Martha and I have been friends for a long time.
We have many things in common: our devotion to our children and families, love of reading and learning, delight in travel and adventure.
In other ways we are very different.
Martha is a scientist and a very logical, rational and analytical person. I am a dreamer. Literature and stories are my avenues into the wider world.
Even though we spar on occasion over our different ways of processing information, we have great love and understanding for one other.
I love to tell stories, especially stories about my family. My friends are kind enough to listen, and when my sister and I get going, we might spend hours reminiscing about long-concealed memories. One of our favorite recollections is about our grandmother, Branka (my sister is named after her) known in our family as – The Great Beauty.

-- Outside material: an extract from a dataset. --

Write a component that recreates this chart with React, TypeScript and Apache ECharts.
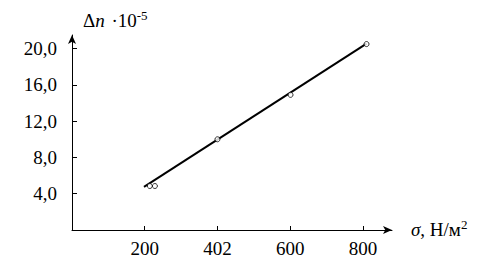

Our grandmother had a magical life story. She came from a wealthy and powerful family of five sisters and one brother. The brother died from the Spanish flu in 1914, and the family fortune disintegrated in grief. As the most beautiful of the sisters, Branka married well and had two children. Her husband (whom she always praised as an excellent man) died young of tuberculosis. His family took away her son, and all the inheritance went to the boy, but Branka had no control over it. She was left a young widow, with a little daughter, and not much else. Then she met my grandfather, Nikola, who loved her and worshiped her like a queen. They had three children together and a very happy life. Deep into their old age, our grandfather still said that Branka was the most beautiful woman he had ever seen.
“Do you have a picture of The Great Beauty?” Martha once asked. “Of course, I do,” I said proudly and ran to fetch the frame. Martha looked in disbelief and then started to laugh. I was confused at first, but when I looked at the picture through Martha’s eyes, I started to laugh with her. On the picture was a tiny, wrinkled, bent, old woman, in black clothes and a dark kerchief, wearing extremely thick eye glasses. “I guess you remember her differently,” said Martha, but the fact was that my grandmother looked like that as far back as I could remember. To me, though, as to my grandfather, she was still the most beautiful woman I had ever seen.